The Bonedust Files
Originally published in Spring 2007 in the Surgeon’s Call
The following article is based on letters discovered at the National Archives in the Quartermaster’s Consolidated Correspondence files (Record Group 92, Entry 225, Box 176):
In June of 1866, an outraged resident of New York City wrote to his Congressman, H. J. Raymond, to report what he called “nothing less than the wholesale desecration of the graves of our dead on the battle fields near Richmond.” Allen Basset said that a large, three-masted schooner was in New York harbor and had just unloaded three hundred tons of crushed horse and mule bones to be ground by local factories into bonedust, presumably for use as fertilizer. According to Mr. Bassett, the schooner’s captain said the ship had a contract to deliver ten such shipments and that the bones were collected from burial sites around the Richmond area. What prompted Mr. Bassett’s ire was his claim that fully 25% of the bones were human, and he had seen at least one human skull exhibiting what he believed to be a saber cut. While he recognized that he could not tell what he called “rebel” from “patriot” bones, he called on his Congressman’s consideration for humanity to take some action.
Congressman Raymond forwarded Mr. Bassett’s letter to Secretary of War Edwin Stanton. One of Stanton’s assistants transmitted it to General Montgomery C. Meigs, the Army’s Quartermaster General, for investigation.
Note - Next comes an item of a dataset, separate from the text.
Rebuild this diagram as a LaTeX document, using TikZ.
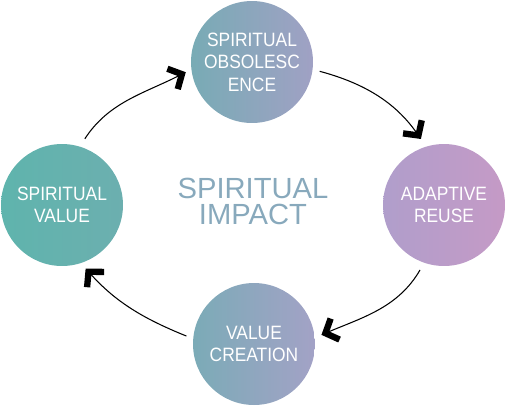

General Meigs in turn sent the letter to General Alfred H. Terry, commanding the area about Richmond. The Secretary’s office also asked General Stewart Van Vliet, the Quartermaster in New York, to investigate from his end.
In August, General Terry responded that while there was traffic in bones from his area, it did not amount to anything like the volume Mr. Bassett reported and that for the preceding three months the bones from Richmond had been shipped to Baltimore. He offered no comment on the allegation that human bones were being disinterred along with animal bones. This brief report went back up the chain of command. General Meigs somewhat enigmatically wrote the Secretary of War that no such trade to New York from the Richmond area could be identified and that he was sure that now General Terry was aware of the situation he would not allow a repetition. General Meigs emphasized that the officers of his department were engaged in bringing the remains of all loyal soldiers into the National Cemeteries, and certainly would not approve anything that would be contrary to that effort. He further stated that no response had yet been received from General Van Vliet in New York. Presumably Meigs’ report found its way to the Hon. Raymond and Mr. Bassett, but no records have been found.
How common was this practice? We simply do not know. Considering the hundreds of thousands of animals who died in service, there certainly were ample opportunities for entrepreneurs. The Army, however, seemed disinclined to permit the practice. On August 5, 1865, nearly a full year prior to Mr. Bassett’s letter, a Captain C. Baker offered to pay the United States $1,000 for the privilege of disinterring animal bones in and around Washington, DC and Arlington, VA. The War Department disapproved without comment. In October 1865, one Jacob Groat made a proposal to remove bones in Virginia. General Meigs declined, stating that the animals died in service and deserved to rest in peace. There was also some concern that the owners of the burial sites might make claims against the government if digging was approved. A similar exchange of correspondence occurred in November with Thomas R. Wilson & Co., prompting General Meigs to again refuse permission to “disturb victims of Rebellion.”
This leaves open numerous issues. Why would the War Department refuse to allow the disturbance of animal graves in 1865, but within the year had perhaps approved a large operation being carried on between Richmond and New York? Where did these bones actually come from? Who profited from this alleged disturbance for the honored dead? Did General Van Vliet discover and report on any of these questions? Perhaps the answers, as the correspondence and reports cited above, await fortuitous discovery in some corner of the National Archives.